_Information supplied:_
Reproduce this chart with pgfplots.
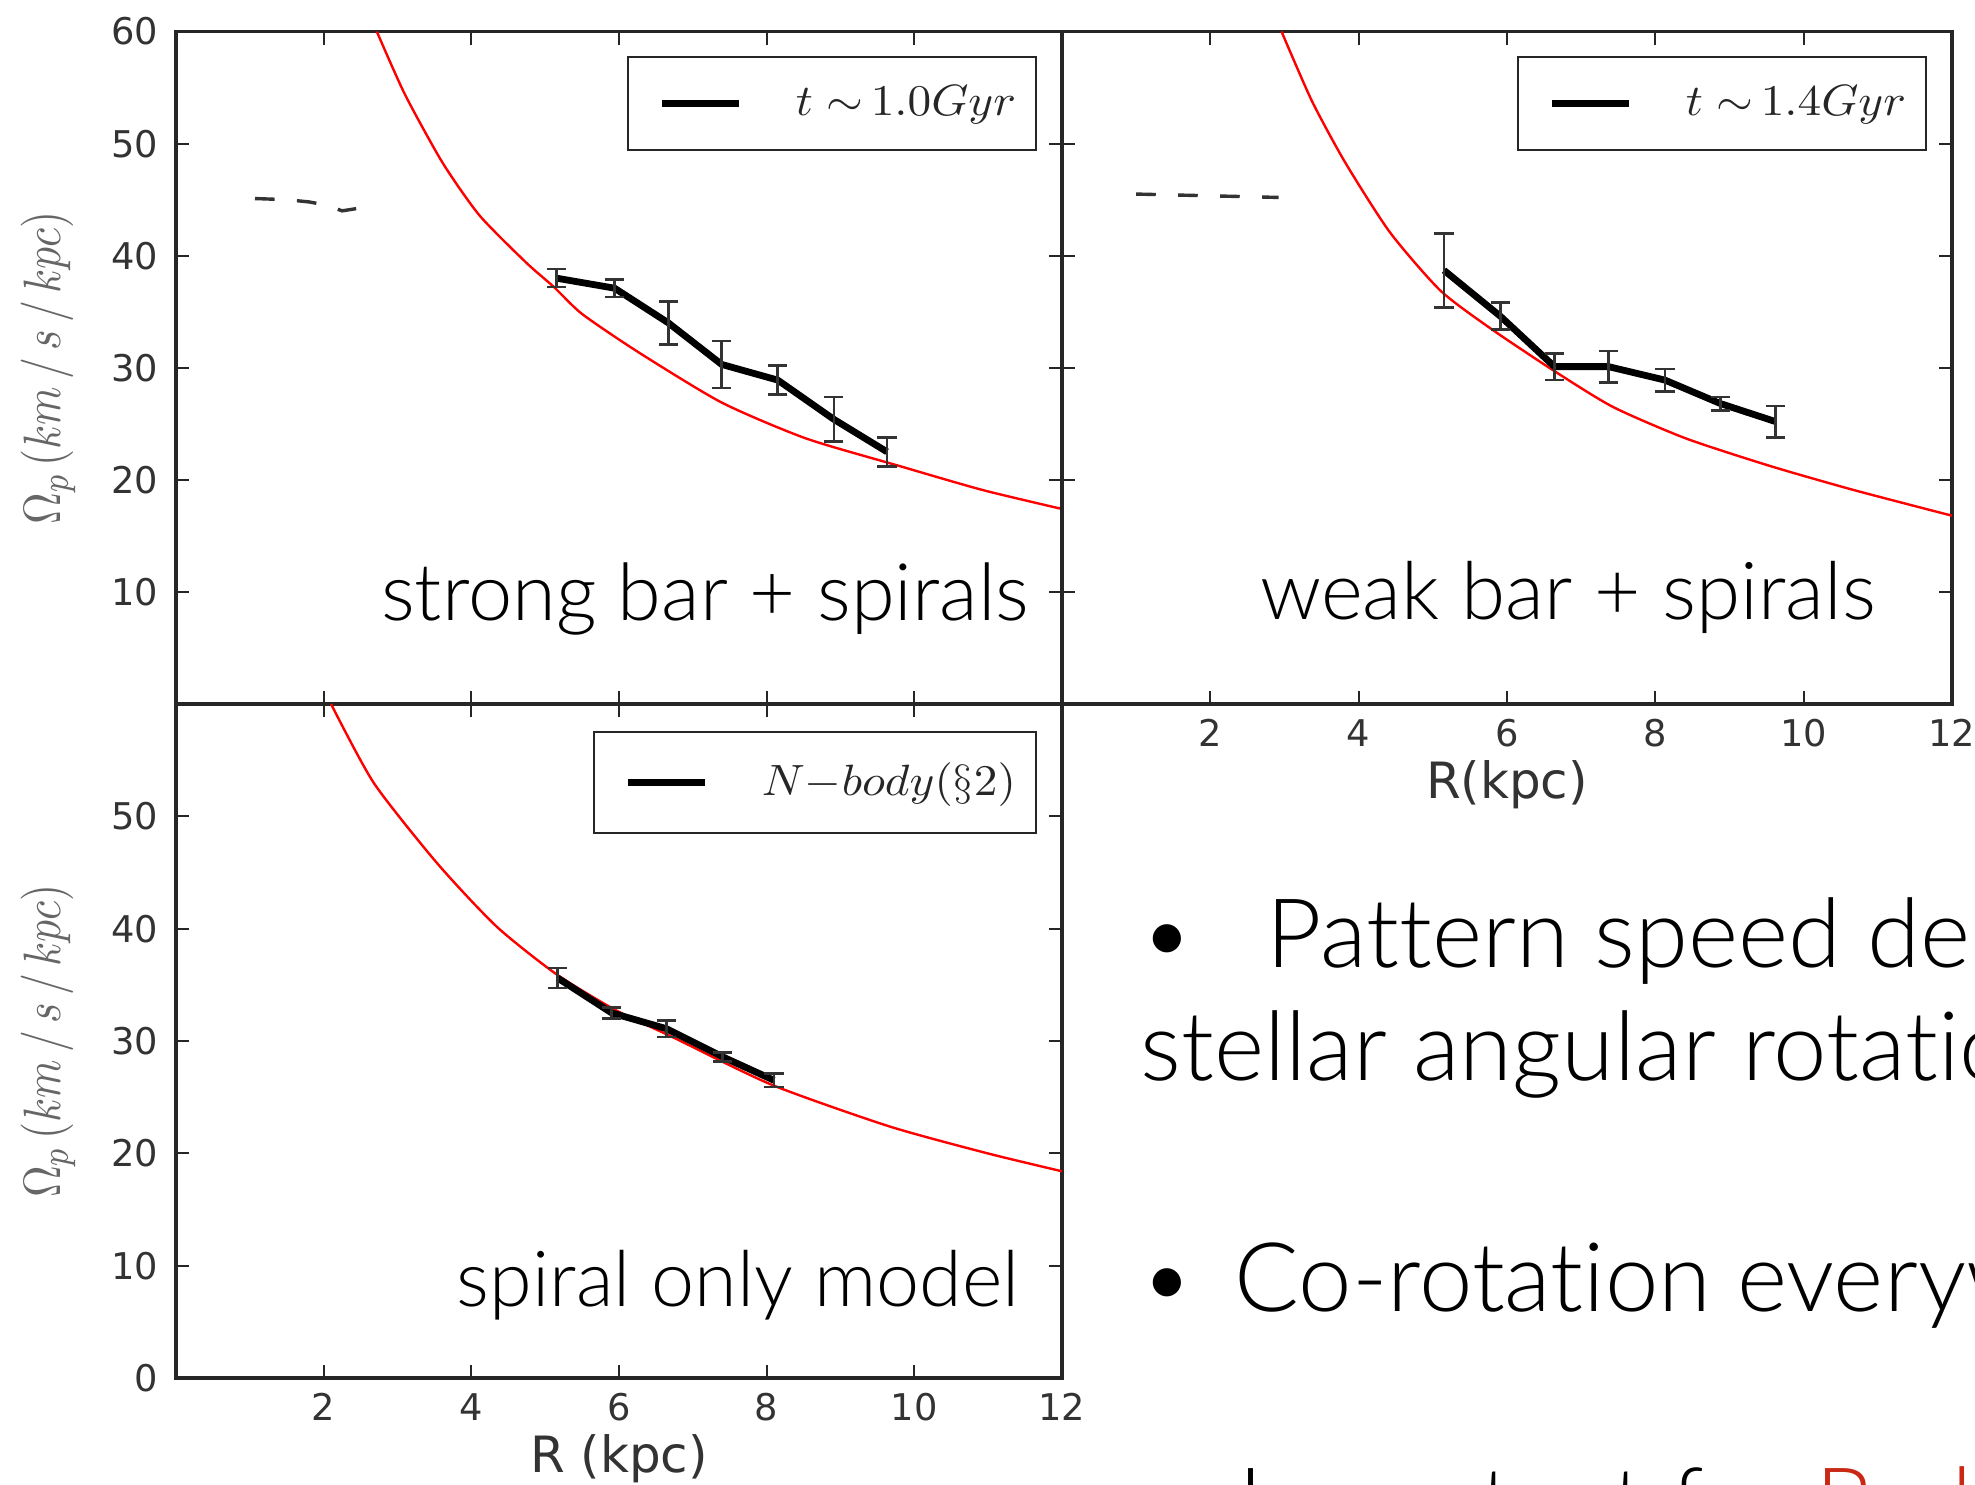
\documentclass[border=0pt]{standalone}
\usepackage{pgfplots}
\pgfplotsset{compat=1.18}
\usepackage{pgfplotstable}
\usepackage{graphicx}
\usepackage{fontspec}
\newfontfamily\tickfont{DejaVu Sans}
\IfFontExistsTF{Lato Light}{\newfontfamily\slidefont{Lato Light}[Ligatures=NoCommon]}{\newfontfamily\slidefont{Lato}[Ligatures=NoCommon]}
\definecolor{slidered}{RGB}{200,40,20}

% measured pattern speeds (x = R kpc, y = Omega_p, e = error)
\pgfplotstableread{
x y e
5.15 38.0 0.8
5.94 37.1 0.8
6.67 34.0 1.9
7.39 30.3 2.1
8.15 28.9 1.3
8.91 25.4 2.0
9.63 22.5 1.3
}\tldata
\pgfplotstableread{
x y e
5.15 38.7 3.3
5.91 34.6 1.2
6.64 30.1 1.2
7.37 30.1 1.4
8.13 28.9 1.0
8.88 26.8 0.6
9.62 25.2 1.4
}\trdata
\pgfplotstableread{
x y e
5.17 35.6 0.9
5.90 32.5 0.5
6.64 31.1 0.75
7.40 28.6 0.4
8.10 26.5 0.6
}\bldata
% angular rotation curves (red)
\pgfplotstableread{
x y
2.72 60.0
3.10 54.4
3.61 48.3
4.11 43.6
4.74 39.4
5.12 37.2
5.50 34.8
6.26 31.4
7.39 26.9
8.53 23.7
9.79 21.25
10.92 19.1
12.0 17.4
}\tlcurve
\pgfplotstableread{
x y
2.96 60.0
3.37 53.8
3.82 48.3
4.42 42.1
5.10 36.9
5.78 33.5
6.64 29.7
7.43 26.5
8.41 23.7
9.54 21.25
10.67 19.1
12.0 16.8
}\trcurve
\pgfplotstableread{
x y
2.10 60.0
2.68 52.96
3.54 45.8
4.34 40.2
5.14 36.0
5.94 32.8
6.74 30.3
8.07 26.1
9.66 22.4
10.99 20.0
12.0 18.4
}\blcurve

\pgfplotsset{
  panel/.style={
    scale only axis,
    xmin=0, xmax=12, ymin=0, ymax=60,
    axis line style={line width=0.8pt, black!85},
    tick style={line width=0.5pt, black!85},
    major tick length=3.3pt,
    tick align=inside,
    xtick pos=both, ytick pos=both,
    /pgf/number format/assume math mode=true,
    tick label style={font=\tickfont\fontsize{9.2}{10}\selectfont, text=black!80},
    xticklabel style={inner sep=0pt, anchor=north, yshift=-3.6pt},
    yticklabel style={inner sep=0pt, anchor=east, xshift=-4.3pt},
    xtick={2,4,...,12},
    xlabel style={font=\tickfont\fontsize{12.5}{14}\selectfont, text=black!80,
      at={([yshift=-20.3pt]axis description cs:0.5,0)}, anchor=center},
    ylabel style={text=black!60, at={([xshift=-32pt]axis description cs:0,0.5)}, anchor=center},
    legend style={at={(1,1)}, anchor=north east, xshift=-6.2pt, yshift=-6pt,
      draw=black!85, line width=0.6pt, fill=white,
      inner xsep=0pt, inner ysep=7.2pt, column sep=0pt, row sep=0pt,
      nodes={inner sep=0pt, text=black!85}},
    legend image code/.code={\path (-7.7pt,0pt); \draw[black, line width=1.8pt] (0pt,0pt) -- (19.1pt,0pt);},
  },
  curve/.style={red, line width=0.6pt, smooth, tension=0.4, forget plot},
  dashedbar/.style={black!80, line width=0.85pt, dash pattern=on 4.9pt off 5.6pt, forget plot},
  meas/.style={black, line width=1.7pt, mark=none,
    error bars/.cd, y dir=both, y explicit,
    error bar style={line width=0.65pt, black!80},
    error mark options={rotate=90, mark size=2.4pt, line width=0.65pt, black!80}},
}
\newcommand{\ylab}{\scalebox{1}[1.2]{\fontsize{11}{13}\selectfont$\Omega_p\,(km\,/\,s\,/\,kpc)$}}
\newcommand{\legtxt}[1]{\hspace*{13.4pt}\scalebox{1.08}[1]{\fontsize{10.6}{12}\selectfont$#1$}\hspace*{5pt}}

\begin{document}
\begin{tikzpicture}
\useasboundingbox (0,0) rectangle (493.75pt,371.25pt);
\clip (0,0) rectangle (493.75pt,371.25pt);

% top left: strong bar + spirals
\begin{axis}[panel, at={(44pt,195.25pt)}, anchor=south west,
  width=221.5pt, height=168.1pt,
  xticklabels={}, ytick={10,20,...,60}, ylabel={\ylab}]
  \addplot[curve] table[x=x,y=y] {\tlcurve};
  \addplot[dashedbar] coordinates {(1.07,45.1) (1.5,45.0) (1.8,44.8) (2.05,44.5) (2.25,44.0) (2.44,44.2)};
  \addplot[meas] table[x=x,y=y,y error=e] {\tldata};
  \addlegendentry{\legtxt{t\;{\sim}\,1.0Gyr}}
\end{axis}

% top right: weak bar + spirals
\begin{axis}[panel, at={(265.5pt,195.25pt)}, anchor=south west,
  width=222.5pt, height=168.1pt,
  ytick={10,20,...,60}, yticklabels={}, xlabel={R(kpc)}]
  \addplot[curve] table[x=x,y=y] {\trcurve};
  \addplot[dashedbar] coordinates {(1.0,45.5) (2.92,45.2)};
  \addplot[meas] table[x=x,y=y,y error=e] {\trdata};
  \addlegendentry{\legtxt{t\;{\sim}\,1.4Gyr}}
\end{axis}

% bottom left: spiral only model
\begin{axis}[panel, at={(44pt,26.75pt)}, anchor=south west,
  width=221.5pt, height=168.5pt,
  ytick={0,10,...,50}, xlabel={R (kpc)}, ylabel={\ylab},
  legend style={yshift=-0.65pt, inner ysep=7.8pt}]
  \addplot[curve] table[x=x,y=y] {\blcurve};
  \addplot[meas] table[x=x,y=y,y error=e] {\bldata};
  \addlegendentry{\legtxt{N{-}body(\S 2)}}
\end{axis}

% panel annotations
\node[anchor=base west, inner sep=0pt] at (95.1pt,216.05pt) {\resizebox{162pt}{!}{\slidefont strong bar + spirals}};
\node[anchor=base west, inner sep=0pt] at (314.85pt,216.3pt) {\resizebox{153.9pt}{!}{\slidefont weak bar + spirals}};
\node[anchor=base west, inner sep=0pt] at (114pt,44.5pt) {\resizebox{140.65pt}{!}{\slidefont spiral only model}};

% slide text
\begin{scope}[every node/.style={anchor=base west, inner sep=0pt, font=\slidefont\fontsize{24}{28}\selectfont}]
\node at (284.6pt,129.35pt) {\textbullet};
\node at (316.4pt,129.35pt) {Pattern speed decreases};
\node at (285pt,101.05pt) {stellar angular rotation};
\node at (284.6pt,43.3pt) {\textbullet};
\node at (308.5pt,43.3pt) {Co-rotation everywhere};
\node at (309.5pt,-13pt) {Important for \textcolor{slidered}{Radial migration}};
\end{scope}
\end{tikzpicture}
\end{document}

_Set task:_ Please write out all of the material above without changing a word, and omit any pictures.

_Solution to the problem:_
Reproduce this chart with pgfplots.
\documentclass[border=0pt]{standalone}
\usepackage{pgfplots}
\pgfplotsset{compat=1.18}
\usepackage{pgfplotstable}
\usepackage{graphicx}
\usepackage{fontspec}
\newfontfamily\tickfont{DejaVu Sans}
\IfFontExistsTF{Lato Light}{\newfontfamily\slidefont{Lato Light}[Ligatures=NoCommon]}{\newfontfamily\slidefont{Lato}[Ligatures=NoCommon]}
\definecolor{slidered}{RGB}{200,40,20}

% measured pattern speeds (x = R kpc, y = Omega_p, e = error)
\pgfplotstableread{
x y e
5.15 38.0 0.8
5.94 37.1 0.8
6.67 34.0 1.9
7.39 30.3 2.1
8.15 28.9 1.3
8.91 25.4 2.0
9.63 22.5 1.3
}\tldata
\pgfplotstableread{
x y e
5.15 38.7 3.3
5.91 34.6 1.2
6.64 30.1 1.2
7.37 30.1 1.4
8.13 28.9 1.0
8.88 26.8 0.6
9.62 25.2 1.4
}\trdata
\pgfplotstableread{
x y e
5.17 35.6 0.9
5.90 32.5 0.5
6.64 31.1 0.75
7.40 28.6 0.4
8.10 26.5 0.6
}\bldata
% angular rotation curves (red)
\pgfplotstableread{
x y
2.72 60.0
3.10 54.4
3.61 48.3
4.11 43.6
4.74 39.4
5.12 37.2
5.50 34.8
6.26 31.4
7.39 26.9
8.53 23.7
9.79 21.25
10.92 19.1
12.0 17.4
}\tlcurve
\pgfplotstableread{
x y
2.96 60.0
3.37 53.8
3.82 48.3
4.42 42.1
5.10 36.9
5.78 33.5
6.64 29.7
7.43 26.5
8.41 23.7
9.54 21.25
10.67 19.1
12.0 16.8
}\trcurve
\pgfplotstableread{
x y
2.10 60.0
2.68 52.96
3.54 45.8
4.34 40.2
5.14 36.0
5.94 32.8
6.74 30.3
8.07 26.1
9.66 22.4
10.99 20.0
12.0 18.4
}\blcurve

\pgfplotsset{
  panel/.style={
    scale only axis,
    xmin=0, xmax=12, ymin=0, ymax=60,
    axis line style={line width=0.8pt, black!85},
    tick style={line width=0.5pt, black!85},
    major tick length=3.3pt,
    tick align=inside,
    xtick pos=both, ytick pos=both,
    /pgf/number format/assume math mode=true,
    tick label style={font=\tickfont\fontsize{9.2}{10}\selectfont, text=black!80},
    xticklabel style={inner sep=0pt, anchor=north, yshift=-3.6pt},
    yticklabel style={inner sep=0pt, anchor=east, xshift=-4.3pt},
    xtick={2,4,...,12},
    xlabel style={font=\tickfont\fontsize{12.5}{14}\selectfont, text=black!80,
      at={([yshift=-20.3pt]axis description cs:0.5,0)}, anchor=center},
    ylabel style={text=black!60, at={([xshift=-32pt]axis description cs:0,0.5)}, anchor=center},
    legend style={at={(1,1)}, anchor=north east, xshift=-6.2pt, yshift=-6pt,
      draw=black!85, line width=0.6pt, fill=white,
      inner xsep=0pt, inner ysep=7.2pt, column sep=0pt, row sep=0pt,
      nodes={inner sep=0pt, text=black!85}},
    legend image code/.code={\path (-7.7pt,0pt); \draw[black, line width=1.8pt] (0pt,0pt) -- (19.1pt,0pt);},
  },
  curve/.style={red, line width=0.6pt, smooth, tension=0.4, forget plot},
  dashedbar/.style={black!80, line width=0.85pt, dash pattern=on 4.9pt off 5.6pt, forget plot},
  meas/.style={black, line width=1.7pt, mark=none,
    error bars/.cd, y dir=both, y explicit,
    error bar style={line width=0.65pt, black!80},
    error mark options={rotate=90, mark size=2.4pt, line width=0.65pt, black!80}},
}
\newcommand{\ylab}{\scalebox{1}[1.2]{\fontsize{11}{13}\selectfont$\Omega_p\,(km\,/\,s\,/\,kpc)$}}
\newcommand{\legtxt}[1]{\hspace*{13.4pt}\scalebox{1.08}[1]{\fontsize{10.6}{12}\selectfont$#1$}\hspace*{5pt}}

\begin{document}
\begin{tikzpicture}
\useasboundingbox (0,0) rectangle (493.75pt,371.25pt);
\clip (0,0) rectangle (493.75pt,371.25pt);

% top left: strong bar + spirals
\begin{axis}[panel, at={(44pt,195.25pt)}, anchor=south west,
  width=221.5pt, height=168.1pt,
  xticklabels={}, ytick={10,20,...,60}, ylabel={\ylab}]
  \addplot[curve] table[x=x,y=y] {\tlcurve};
  \addplot[dashedbar] coordinates {(1.07,45.1) (1.5,45.0) (1.8,44.8) (2.05,44.5) (2.25,44.0) (2.44,44.2)};
  \addplot[meas] table[x=x,y=y,y error=e] {\tldata};
  \addlegendentry{\legtxt{t\;{\sim}\,1.0Gyr}}
\end{axis}

% top right: weak bar + spirals
\begin{axis}[panel, at={(265.5pt,195.25pt)}, anchor=south west,
  width=222.5pt, height=168.1pt,
  ytick={10,20,...,60}, yticklabels={}, xlabel={R(kpc)}]
  \addplot[curve] table[x=x,y=y] {\trcurve};
  \addplot[dashedbar] coordinates {(1.0,45.5) (2.92,45.2)};
  \addplot[meas] table[x=x,y=y,y error=e] {\trdata};
  \addlegendentry{\legtxt{t\;{\sim}\,1.4Gyr}}
\end{axis}

% bottom left: spiral only model
\begin{axis}[panel, at={(44pt,26.75pt)}, anchor=south west,
  width=221.5pt, height=168.5pt,
  ytick={0,10,...,50}, xlabel={R (kpc)}, ylabel={\ylab},
  legend style={yshift=-0.65pt, inner ysep=7.8pt}]
  \addplot[curve] table[x=x,y=y] {\blcurve};
  \addplot[meas] table[x=x,y=y,y error=e] {\bldata};
  \addlegendentry{\legtxt{N{-}body(\S 2)}}
\end{axis}

% panel annotations
\node[anchor=base west, inner sep=0pt] at (95.1pt,216.05pt) {\resizebox{162pt}{!}{\slidefont strong bar + spirals}};
\node[anchor=base west, inner sep=0pt] at (314.85pt,216.3pt) {\resizebox{153.9pt}{!}{\slidefont weak bar + spirals}};
\node[anchor=base west, inner sep=0pt] at (114pt,44.5pt) {\resizebox{140.65pt}{!}{\slidefont spiral only model}};

% slide text
\begin{scope}[every node/.style={anchor=base west, inner sep=0pt, font=\slidefont\fontsize{24}{28}\selectfont}]
\node at (284.6pt,129.35pt) {\textbullet};
\node at (316.4pt,129.35pt) {Pattern speed decreases};
\node at (285pt,101.05pt) {stellar angular rotation};
\node at (284.6pt,43.3pt) {\textbullet};
\node at (308.5pt,43.3pt) {Co-rotation everywhere};
\node at (309.5pt,-13pt) {Important for \textcolor{slidered}{Radial migration}};
\end{scope}
\end{tikzpicture}
\end{document}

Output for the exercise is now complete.